Peter Boizot 1929 – 2018
Monday, December 10, 2018
The press obituaries for Peter Boizot, who has died aged 89 after a lengthy illness, have largely concentrated on his role as founder of the Pizza Express restaurant chain.

He had enjoyed pizza while working in Europe and brought the first specialist oven to the UK, opened his initial Pizza Express outlet in Wardour Street in 1965 and the rest is history, as they say.
More pertinently for Jazzwise readers he began to feature jazz performances in the basement of his Dean Street restaurant in Soho. Initially, these involved pianists like the late Lennie Felix, but gradually under the auspices of successive bookers Dave Bennett and KC Sulkin, Dean Street became a seven-nights-a-week haven for every visiting American musician and a whole school of mainstreamers like Warren Vache, Ruby Braff and, particularly, tenorist Scott Hamilton, who continues to appear there often. Peter later took on Kettner’s, a venerable Soho landmark and employed a series of pianists, Jazzwise’s own Brian Priestley included, to play there for the lunch-time diners. Gradually other Pizza Express outlets also began to offer jazz, including the Maidstone restaurant and Pizza on the Park, eventually London’s principal cabaret venue until it was sold off and converted into a boutique hotel.
Boizot, who had already started an employee’s newsletter, later initiated Jazz Express, a monthly magazine which employed writers like Peter Clayton and Max Jones (as well as me) and covered the wider jazz scene. There were also occasional releases on his Pizza record label and he supported two resident bands, the Kettner’s Modern Jazz Sextet, which gave musicians like Alan Barnes and Gerard Presencer early prominence, and the more mainstream Pizza Express All Stars, led successively by Dave Shepherd and Tommy Whittle. He also sponsored the Soho Jazz Festival and underwrote the all-star Pizza Express Jazz Festivals.

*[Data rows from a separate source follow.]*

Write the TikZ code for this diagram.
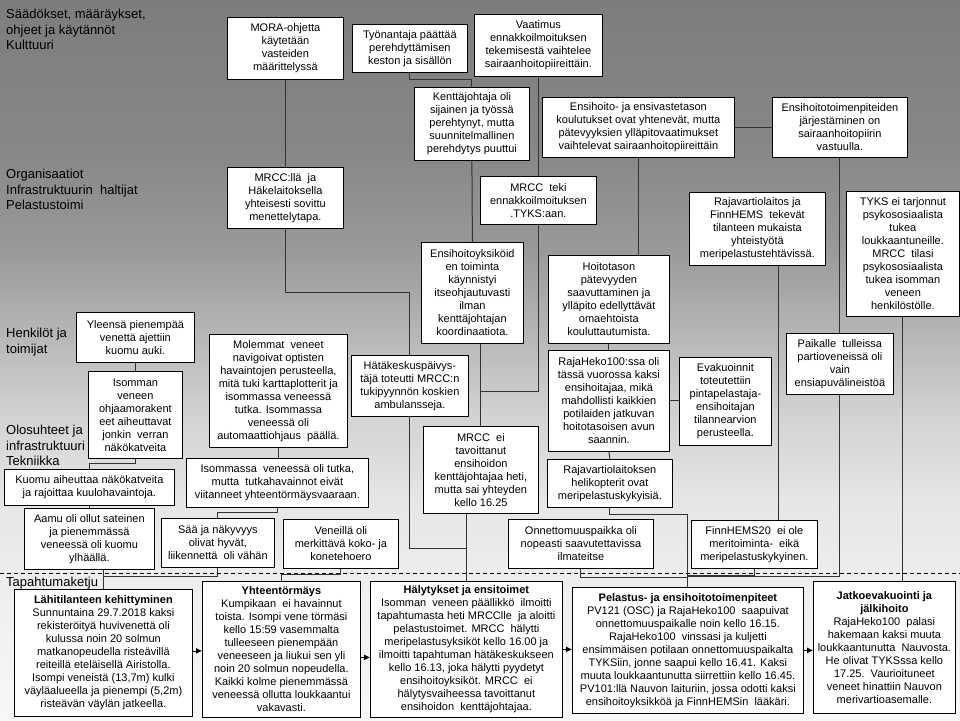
\documentclass[tikz,border=0pt]{standalone}
\usepackage{fontspec}
\setmainfont{Liberation Sans}
\usetikzlibrary{arrows.meta}
\newcommand\bx[6]{\node[box,anchor=north west,minimum width=#4pt,minimum height=#5pt] (#1) at (#2,#3) {#6};}
\definecolor{bga}{gray}{0.49}
\definecolor{bgb}{gray}{0.53}
\definecolor{bgc}{gray}{0.60}
\definecolor{bgd}{gray}{0.71}
\definecolor{bge}{gray}{0.83}
\definecolor{bgf}{gray}{0.90}
\definecolor{bgg}{gray}{0.93}
\definecolor{bgh}{gray}{0.97}
\begin{document}
\begin{tikzpicture}[x=1pt,y=-1pt,
  box/.style={draw=black,line width=0.8pt,fill=white,align=center,inner sep=2pt,font=\fontsize{11}{13}\selectfont},
  lab/.style={align=left,inner sep=0pt,anchor=north west,font=\fontsize{13}{15.5}\selectfont},
  link/.style={draw=black!80,line width=1pt},
  arr/.style={draw=black,line width=0.8pt,-{Latex[length=6pt,width=6pt]}}]
\useasboundingbox (0,0) rectangle (960,720);
% background
\shade[top color=bga,bottom color=bgb] (0,0) rectangle (960,150);
\shade[top color=bgb,bottom color=bgc] (0,150) rectangle (960,250);
\shade[top color=bgc,bottom color=bgd] (0,250) rectangle (960,330);
\shade[top color=bgd,bottom color=bge] (0,330) rectangle (960,420);
\shade[top color=bge,bottom color=bgf] (0,420) rectangle (960,500);
\shade[top color=bgf,bottom color=bgg] (0,500) rectangle (960,573);
\shade[top color=bgg,bottom color=bgh] (0,573) rectangle (960,720);
\draw[black,line width=0.8pt,dash pattern=on 4pt off 3pt] (0,573) -- (960,573);
% layer labels
\node[lab] (l1) at (6,9) {Säädökset, määräykset,\\ohjeet ja käytännöt\\Kulttuuri};
\node[lab] (l2) at (6,169) {Organisaatiot\\Infrastruktuurin\ \ haltijat\\Pelastustoimi};
\node[lab] (l3) at (6,328) {Henkilöt ja\\toimijat};
\node[lab] (l4) at (6,425) {Olosuhteet ja\\infrastruktuuri\\Tekniikka};
\node[lab] (l5) at (6,577) {Tapahtumaketju};
% boxes
\bx{mora}{227}{17}{116}{62}{MORA-ohjetta\\käytetään\\vasteiden\\määrittelyssä}
\bx{tyonantaja}{352}{24}{115}{48}{Työnantaja päättää\\perehdyttämisen\\keston ja sisällön}
\bx{vaatimus}{474}{14}{128}{62}{Vaatimus\\ennakkoilmoituksen\\tekemisestä vaihtelee\\sairaanhoitopiireittäin.}
\bx{kenttajoht}{414}{87}{115}{73}{Kenttäjohtaja oli\\sijainen ja työssä\\perehtynyt, mutta\\suunnitelmallinen\\perehdytys puuttui}
\bx{koulutus}{542}{97}{192}{60}{Ensihoito- ja ensivastetason\\koulutukset ovat yhtenevät, mutta\\pätevyyksien ylläpitovaatimukset\\vaihtelevat sairaanhoitopiireittäin}
\bx{jarjest}{772}{97}{135}{60}{Ensihoitotoimenpiteiden\\järjestäminen on\\sairaanhoitopiirin\\vastuulla.}
\bx{mrccla}{227}{167}{116}{61}{MRCC:llä\ \ ja\\Häkelaitoksella\\yhteisesti sovittu\\menettelytapa.}
\bx{teki}{480}{176}{116}{48}{MRCC\ \ teki\\ennakkoilmoituksen\\.TYKS:aan.}
\bx{rajafinn}{689}{192}{136}{73}{Rajavartiolaitos ja\\FinnHEMS\ \ tekevät\\tilanteen mukaista\\yhteistyötä\\meripelastustehtävissä.}
\bx{tyks}{846}{191}{113}{125}{TYKS ei tarjonnut\\psykososiaalista\\tukea\\loukkaantuneille.\\MRCC\ \ tilasi\\psykososiaalista\\tukea isomman\\veneen\\henkilöstölle.}
\bx{kpd}{421}{242}{102}{101}{Ensihoitoyksiköid\\en toiminta\\käynnistyi\\itseohjautuvasti\\ilman\\kenttäjohtajan\\koordinaatiota.}
\bx{hoitotaso}{548}{255}{121}{88}{Hoitotason\\pätevyyden\\saavuttaminen ja\\ylläpito edellyttävät\\omaehtoista\\kouluttautumista.}
\bx{yleensa}{76}{312}{118}{50}{Yleensä pienempää\\venettä ajettiin\\kuomu auki.}
\bx{molemmat}{209}{334}{138}{113}{Molemmat\ \ veneet\\navigoivat optisten\\havaintojen perusteella,\\mitä tuki karttaplotterit ja\\isommassa veneessä\\tutka. Isommassa\\veneessä oli\\automaattiohjaus\ \ päällä.}
\bx{hatake}{351}{355}{117}{61}{Hätäkeskuspäivys-\\täjä toteutti MRCC:n\\tukipyynnön koskien\\ambulansseja.}
\bx{rajaheko}{548}{350}{121}{101}{RajaHeko100:ssa oli\\tässä vuorossa kaksi\\ensihoitajaa, mikä\\mahdollisti kaikkien\\potilaiden jatkuvan\\hoitotasoisen avun\\saannin.}
\bx{evak}{679}{357}{92}{88}{Evakuoinnit\\toteutettiin\\pintapelastaja-\\ensihoitajan\\tilannearvion\\perusteella.}
\bx{paikalle}{786}{333}{107}{61}{Paikalle\ \ tulleissa\\partioveneissä oli\\vain\\ensiapuvälineistöä}
\bx{ohjaamo}{88}{371}{94}{87}{Isomman\\veneen\\ohjaamorakent\\eet aiheuttavat\\jonkin\ \ verran\\näkökatveita}
\bx{kuomu}{4}{469}{170}{36}{Kuomu aiheuttaa näkökatveita\\ja rajoittaa kuulohavaintoja.}
\bx{aamu}{24}{508}{130}{61}{Aamu oli ollut sateinen\\ja pienemmässä\\veneessä oli kuomu\\ylhäällä.}
\bx{tutka}{186}{458}{182}{49}{Isommassa\ \ veneessä oli tutka,\\mutta\ \ tutkahavainnot eivät\\viitanneet yhteentörmäysvaaraan.}
\bx{saa}{161}{518}{113}{49}{Sää ja näkyvyys\\olivat hyvät,\\liikennettä\ \ oli vähän}
\bx{veneilla}{283}{519}{115}{49}{Veneillä oli\\merkittävä koko- ja\\konetehoero}
\bx{eitav}{423}{426}{115}{87}{MRCC\ \ ei\\tavoittanut\\ensihoidon\\kenttäjohtajaa heti,\\mutta sai yhteyden\\kello 16.25}
\bx{heli}{547}{459}{125}{48}{Rajavartiolaitoksen\\helikopterit ovat\\meripelastuskykyisiä.}
\bx{onnpaikka}{508}{519}{145}{49}{Onnettomuuspaikka oli\\nopeasti saavutettavissa\\ilmateitse}
\bx{finnhems}{691}{520}{126}{48}{FinnHEMS20\ \ ei ole\\meritoiminta-\ \ eikä\\meripelastuskykyinen.}
% event chain
\bx{lahi}{14}{589}{178}{127}{\textbf{Lähitilanteen kehittyminen}\\Sunnuntaina 29.7.2018 kaksi\\rekisteröityä huvivenettä oli\\kulussa noin 20 solmun\\matkanopeudella risteävillä\\reiteillä eteläisellä Airistolla.\\Isompi veneistä (13,7m) kulki\\väyläalueella ja pienempi (5,2m)\\risteävän väylän jatkeella.}
\bx{yht}{202}{581}{158}{136}{\textbf{Yhteentörmäys}\\Kumpikaan\ \ ei havainnut\\toista. Isompi vene törmäsi\\kello 15:59 vasemmalta\\tulleeseen pienempään\\veneeseen ja liukui sen yli\\noin 20 solmun nopeudella.\\Kaikki kolme pienemmässä\\veneessä ollutta loukkaantui\\vakavasti.}
\bx{halyt}{370}{581}{192}{136}{\textbf{Hälytykset ja ensitoimet}\\Isomman\ \ veneen päällikkö\ \ ilmoitti\\tapahtumasta heti MRCClle\ \ ja aloitti\\pelastustoimet. MRCC\ \ hälytti\\meripelastusyksiköt kello 16.00 ja\\ilmoitti tapahtuman hätäkeskukseen\\kello 16.13, joka hälytti pyydetyt\\ensihoitoyksiköt. MRCC\ \ ei\\hälytysvaiheessa tavoittanut\\ensihoidon\ \ kenttäjohtajaa.}
\bx{pel}{572}{587}{231}{126}{\textbf{Pelastus- ja ensihoitotoimenpiteet}\\PV121 (OSC) ja RajaHeko100\ \ saapuivat\\onnettomuuspaikalle noin kello 16.15.\\RajaHeko100\ \ vinssasi ja kuljetti\\ensimmäisen potilaan onnettomuuspaikalta\\TYKSiin, jonne saapui kello 16.41. Kaksi\\muuta loukkaantunutta siirrettiin kello 16.45.\\PV101:llä Nauvon laituriin, jossa odotti kaksi\\ensihoitoyksikköä ja FinnHEMSin\ \ lääkäri.}
\bx{jatko}{813}{581}{142}{132}{\textbf{Jatkoevakuointi ja}\\\textbf{jälkihoito}\\RajaHeko100\ \ palasi\\hakemaan kaksi muuta\\loukkaantunutta\ \ Nauvosta.\\He olivat TYKSssa kello\\17.25.\ \ Vaurioituneet\\veneet hinattiin Nauvon\\merivartioasemalle.}
% connectors
\draw[link] (mora.south) -- (mrccla.north);
\draw[link] (mrccla.south) -- ++(0,64) -| (hatake.north);
\draw[link] (hatake.south) -- ++(0,132) -| (halyt.north);
\draw[link] (eitav.south -| halyt.north) -- (halyt.north);
\draw[link] (kpd.south -| eitav.north) -- (eitav.north);
\draw[link] (vaatimus.south) -- (teki.north);
\draw[link] (teki.south) -- ++(0,167) -| (eitav.north);
\draw[link] (tyonantaja.south) -- ++(0,7) -| (kenttajoht.north);
\draw[link] (kenttajoht.south) -- (kpd.north);
\draw[link] (koulutus.south) -- (koulutus.south |- hoitotaso.north);
\draw[link] (koulutus.east) -- (jarjest.west);
\draw[link] (jarjest.south) -- (paikalle.north);
\draw[link] ([xshift=21pt]rajafinn.south) -- ([xshift=21pt]rajafinn.south |- finnhems.north);
\draw[link] (hoitotaso.south) -- (rajaheko.north);
\draw[link] (rajaheko.south) -- (heli.north);
\draw[link] (rajaheko.east) -- (rajaheko.east -| evak.west);
\draw[link] (heli.south) -- ++(0,7) -| (pel.north);
\draw[link] (onnpaikka.south) -- ++(0,9) -| (pel.north);
\draw[link] (finnhems.south) -- ++(0,7) -| (pel.north);
\draw[link] (paikalle.south) -- ++(0,182) -| (pel.north);
\draw[link] (tyks.south) -- (tyks.south |- jatko.north);
\draw[link] (yleensa.south) -- (ohjaamo.north);
\draw[link] (ohjaamo.south) -- ++(0,5) -| (kuomu.north);
\draw[link] (kuomu.south) -- (aamu.north);
\draw[link] (aamu.south -| lahi.north) -- (lahi.north);
\draw[link] (saa.south) -- ++(0,9) -| (lahi.north);
\draw[link] (molemmat.south) -- (molemmat.south |- tutka.north);
\draw[link] (tutka.south) -- ++(0,5) -| (saa.north);
\draw[link] (veneilla.south) -- ++(0,6) -| (yht.north);
% chain arrows
\draw[arr] ([yshift=2pt]lahi.east) -- ([yshift=2pt]lahi.east -| yht.west);
\draw[arr] ([yshift=-8pt]yht.east) -- ([yshift=-8pt]yht.east -| halyt.west);
\draw[arr] (halyt.east) -- (halyt.east -| pel.west);
\draw[arr] (pel.east) -- (pel.east -| jatko.west);
\end{tikzpicture}
\end{document}
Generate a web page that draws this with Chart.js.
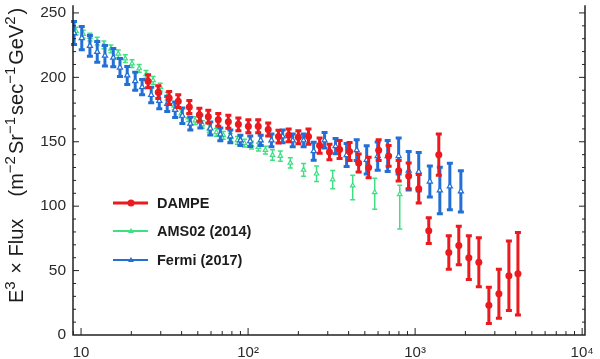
<!DOCTYPE html>
<html>
<head>
<meta charset="utf-8">
<script src="https://cdn.jsdelivr.net/npm/chart.js@4/dist/chart.umd.min.js"></script>
<style>
  html, body { margin: 0; padding: 0; background: #fff; }
  #wrap { width: 600px; height: 359px; position: relative; }
</style>
</head>
<body>
<div id="wrap"><canvas id="chart"></canvas></div>
<script>
// DAMPE
const dampeE = [25.2, 29.0, 33.7, 38.2, 44.5, 51.1, 57.8, 66.3, 76.2, 87.5, 100.4, 115, 132, 152, 175, 200, 230, 268, 307, 353, 405, 459, 527, 605, 694, 797, 915, 1051, 1207, 1386, 1591, 1826, 2097, 2407, 2764, 3173, 3643, 4126];
const dampeFlux = [197, 188.5, 184, 181.5, 177, 171, 169.5, 167, 165.5, 163.5, 162, 162, 159.5, 154, 155, 153.5, 154, 147, 142, 144, 142.5, 133.5, 130, 143.5, 139, 127.5, 123.5, 113.5, 81, 140, 64, 69.5, 60, 56.5, 23, 32, 46, 47.5];
const dampeErr = [5, 5, 5, 5, 5, 5, 5, 5, 5, 5, 5, 5, 5, 5, 5, 5, 6, 6, 6, 7, 7, 7, 8, 8, 8, 8, 10, 11, 10, 16, 13, 15, 17, 19, 14, 19, 27, 32];

// AMS02 (2014)
const amsE = [9.33, 10.3, 11.3, 12.5, 13.7, 15.1, 16.7, 18.4, 20.2, 22.3, 24.5, 27.0, 29.8, 32.8, 36.1, 39.8, 43.9, 48.3, 53.2, 58.6, 64.6, 71.1, 78.3, 86.3, 95.1, 104.7, 115.3, 127, 140, 156, 179, 215, 257, 321, 423, 573, 809];
const amsFlux = [235.9, 233.6, 231.3, 228.2, 225.2, 222.1, 218.3, 214.5, 210.7, 206.9, 202.3, 197.7, 192.4, 185.5, 177.9, 171.8, 168.7, 166.4, 163.4, 160.3, 157.3, 155, 153.4, 151.1, 148.9, 147.3, 145.8, 143.5, 139.7, 138.9, 133.6, 128.2, 125.2, 120.6, 116, 110.7, 109.2];
const amsErrHi = [3, 3, 3, 3, 3, 3, 3, 3, 3, 3, 3, 3, 3, 3, 3, 3, 3, 3, 3, 3, 3, 3, 3, 3, 3, 3, 3, 3, 4, 4, 4, 5, 6, 7, 8, 11, 7];
const amsErrLo = [3, 3, 3, 3, 3, 3, 3, 3, 3, 3, 3, 3, 3, 3, 3, 3, 3, 3, 3, 3, 3, 3, 3, 3, 3, 3, 3, 3, 4, 4, 4, 5, 6, 7, 11, 13, 27];

// Fermi (2017)
const fermiE = [9.08, 10.1, 11.3, 12.5, 13.9, 15.6, 17.1, 18.9, 21.1, 23.2, 26.3, 29.4, 32.8, 36.6, 40.4, 45.1, 51.8, 59.4, 68.2, 78.3, 89.9, 103, 119, 138, 161, 185, 215, 247, 287, 334, 389, 447, 513, 597, 685, 797, 915, 1051, 1225, 1406, 1614, 1879];
const fermiFlux = [234.4, 230.5, 224.4, 219.8, 216.8, 215.3, 207.6, 201.5, 197, 192.4, 186.3, 181.7, 179.4, 174.8, 170.2, 164.1, 165.6, 160.3, 155.7, 154.2, 151.1, 150.4, 151.1, 151.1, 154.2, 151.1, 151.1, 142.7, 151.1, 146.6, 139.7, 143.5, 135.9, 138.9, 138.9, 138.9, 127.5, 126.7, 119.1, 112.2, 115.3, 111.5];
const fermiErr = [9, 9, 8, 8, 8, 7, 7, 7, 7, 6, 6, 6, 6, 6, 6, 5, 5, 5, 5, 5, 4, 4, 4, 5, 5, 5, 5, 7, 6, 6, 9, 8, 11, 11, 12, 14, 15, 15, 12, 18, 18, 16];

const xTickValues = [10, 100, 1000, 10000];
const xTickLabels = ['10', '10²', '10³', '10⁴'];
const yTickValues = [0, 50, 100, 150, 200, 250];

const FONT = "'Liberation Sans', Arial, sans-serif";
const RED = '#ea1a1e', GREEN = '#3ee083', BLUE = '#2270d6';

const pts = (xs, ys) => xs.map((x, i) => ({ x, y: ys[i] }));

// error bars drawn just before each dataset's markers
const errorBars = {
    id: 'errorBars',
    beforeDatasetDraw(chart, args) {
        const ds = chart.data.datasets[args.index];
        const y = chart.scales.y, ctx = chart.ctx;
        ctx.save();
        ctx.strokeStyle = ds.errColor;
        ctx.lineWidth = ds.errWidth;
        args.meta.data.forEach((p, i) => {
            const v = ds.data[i].y;
            const top = y.getPixelForValue(v + ds.errHi[i]);
            const bot = y.getPixelForValue(v - ds.errLo[i]);
            ctx.beginPath();
            ctx.moveTo(p.x, top); ctx.lineTo(p.x, bot);
            ctx.moveTo(p.x - ds.capW, top); ctx.lineTo(p.x + ds.capW, top);
            ctx.moveTo(p.x - ds.capW, bot); ctx.lineTo(p.x + ds.capW, bot);
            ctx.stroke();
        });
        ctx.restore();
    }
};

// axis lines and inward ticks
const frame = {
    id: 'frame',
    afterDatasetsDraw(chart) {
        const { ctx, chartArea: a, scales: { x, y } } = chart;
        ctx.save();
        ctx.strokeStyle = '#222';
        ctx.lineWidth = 1.5;
        ctx.beginPath();
        ctx.moveTo(a.left, a.top); ctx.lineTo(a.left, a.bottom); ctx.lineTo(a.right, a.bottom); ctx.lineTo(a.right, a.top);
        ctx.stroke();
        ctx.lineWidth = 1;
        ctx.beginPath();
        for (let v = 10; v <= 250; v += 10) {
            const p = y.getPixelForValue(v);
            const len = v % 50 === 0 ? 6 : 3;
            ctx.moveTo(a.left, p); ctx.lineTo(a.left + len, p);
            ctx.moveTo(a.right, p); ctx.lineTo(a.right - len, p);
        }
        for (let d = 1; d <= 10000; d *= 10) {
            for (let m = 1; m < 10; m++) {
                const v = d * m;
                if (v < x.min || v > x.max) continue;
                const p = x.getPixelForValue(v);
                const len = m === 1 ? 7 : 4;
                ctx.moveTo(p, a.bottom); ctx.lineTo(p, a.bottom - len);
            }
        }
        ctx.stroke();
        ctx.restore();
    }
};

// rotated y title with real superscripts
const yTitle = {
    id: 'yTitle',
    afterDraw(chart) {
        const ctx = chart.ctx;
        const parts = [['E'], ['3', 1], [' \u00d7 Flux    ('], ['m'], ['\u22122', 1], ['Sr'], ['\u22121', 1], ['sec'], ['\u22121', 1], ['GeV'], ['2', 1], [')']];
        ctx.save();
        ctx.translate(23, 303);
        ctx.rotate(-Math.PI / 2);
        ctx.fillStyle = '#1c1c1c';
        ctx.textBaseline = 'alphabetic';
        let cx = 0;
        parts.forEach(([t, sup]) => {
            ctx.font = sup ? `15px ${FONT}` : `20px ${FONT}`;
            ctx.fillText(t, cx, sup ? -8 : 0);
            cx += ctx.measureText(t).width + (sup ? 2 : 0);
        });
        ctx.restore();
    }
};

// legend inside the plot
const innerLegend = {
    id: 'innerLegend',
    afterDraw(chart) {
        const ctx = chart.ctx;
        const rows = [203, 231, 260];
        ctx.save();
        chart.data.datasets.forEach((ds, i) => {
            const ly = rows[i];
            ctx.strokeStyle = ds.errColor;
            ctx.lineWidth = i === 0 ? 3 : 2;
            ctx.beginPath(); ctx.moveTo(113, ly); ctx.lineTo(148, ly); ctx.stroke();
            ctx.fillStyle = ds.errColor;
            ctx.beginPath();
            if (ds.pointStyle === 'circle') {
                ctx.arc(131, ly, 3.5, 0, Math.PI * 2);
            } else {
                ctx.moveTo(131, ly - 3); ctx.lineTo(134, ly + 2); ctx.lineTo(128, ly + 2); ctx.closePath();
            }
            ctx.fill();
            ctx.fillStyle = '#1c1c1c';
            ctx.font = `bold 14.5px ${FONT}`;
            ctx.textBaseline = 'middle';
            ctx.fillText(ds.label, 157, ly + 1);
        });
        ctx.restore();
    }
};

new Chart(document.getElementById('chart'), {
    type: 'scatter',
    data: {
        datasets: [
            {
                label: 'DAMPE', data: pts(dampeE, dampeFlux), errHi: dampeErr, errLo: dampeErr,
                errColor: RED, errWidth: 3, capW: 3,
                pointStyle: 'circle', pointRadius: 3.5, backgroundColor: RED, borderColor: RED, borderWidth: 0, order: 1
            },
            {
                label: 'AMS02 (2014)', data: pts(amsE, amsFlux), errHi: amsErrHi, errLo: amsErrLo,
                errColor: GREEN, errWidth: 1.5, capW: 2.5,
                pointStyle: 'triangle', pointRadius: 2.6, backgroundColor: '#fff', borderColor: GREEN, borderWidth: 1.2, order: 3
            },
            {
                label: 'Fermi (2017)', data: pts(fermiE, fermiFlux), errHi: fermiErr, errLo: fermiErr,
                errColor: BLUE, errWidth: 3, capW: 3,
                pointStyle: 'triangle', pointRadius: 3, backgroundColor: '#fff', borderColor: BLUE, borderWidth: 1.2, order: 2
            }
        ]
    },
    options: {
        responsive: true, maintainAspectRatio: false, animation: false, devicePixelRatio: 1,
        layout: { padding: { left: 0, right: 15, top: 0, bottom: 0 } },
        plugins: { legend: { display: false }, tooltip: { enabled: false } },
        scales: {
            x: {
                type: 'logarithmic', min: 8.95, max: 10400,
                grid: { display: false, drawTicks: false }, border: { display: false },
                afterBuildTicks: s => { s.ticks = xTickValues.map(v => ({ value: v })); },
                afterFit: s => { s.height = 24; s.paddingLeft = 0; s.paddingRight = 0; },
                ticks: {
                    autoSkip: false, maxRotation: 0, padding: 9, color: '#2a2a2a',
                    font: { family: FONT, size: 15 },
                    callback: v => xTickLabels[xTickValues.indexOf(v)] ?? ''
                }
            },
            y: {
                min: 0, max: 256,
                grid: { display: false, drawTicks: false }, border: { display: false },
                afterBuildTicks: s => { s.ticks = yTickValues.map(v => ({ value: v })); },
                afterFit: s => { s.width = 73; s.paddingTop = 0; s.paddingBottom = 0; },
                ticks: { padding: 7, color: '#2a2a2a', font: { family: FONT, size: 15.5 } }
            }
        }
    },
    plugins: [errorBars, frame, yTitle, innerLegend]
});
</script>
</body>
</html>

Very much a man of eclectic tastes and interests other than jazz, Boizot held contributor’s lunches at Kettner’s where one might rub shoulders with the likes of Spike Milligan or the artist Eduardo Paolozzi whose work he collected. A keen hockey player into his early sixties, Peter liked to host his hockey friends and his Liberal Party associates at Dean Street. He had twice stood unsuccessfully as a Liberal candidate.
He became substantially wealthy when the Pizza Express chain went public in 1993 and later returned to his home town of Peterborough, investing heavily in the town’s cultural and sporting life. Boizot owned Peterborough FC for 10 years, bought the town’s Great Northern Hotel which hosted Peterborough Jazz Club and ploughed extensive funds into a new cultural centre.
Boizot later sold the hotel and returned only occasionally to his old Soho haunts. He had been one of London’s primary jazz impresarios and we, musicians and punters alike, owe him a great deal. Peter was mercurial, generous, impulsive, always dynamic and sometimes exasperating, but a wonderful companion and ambassador for jazz.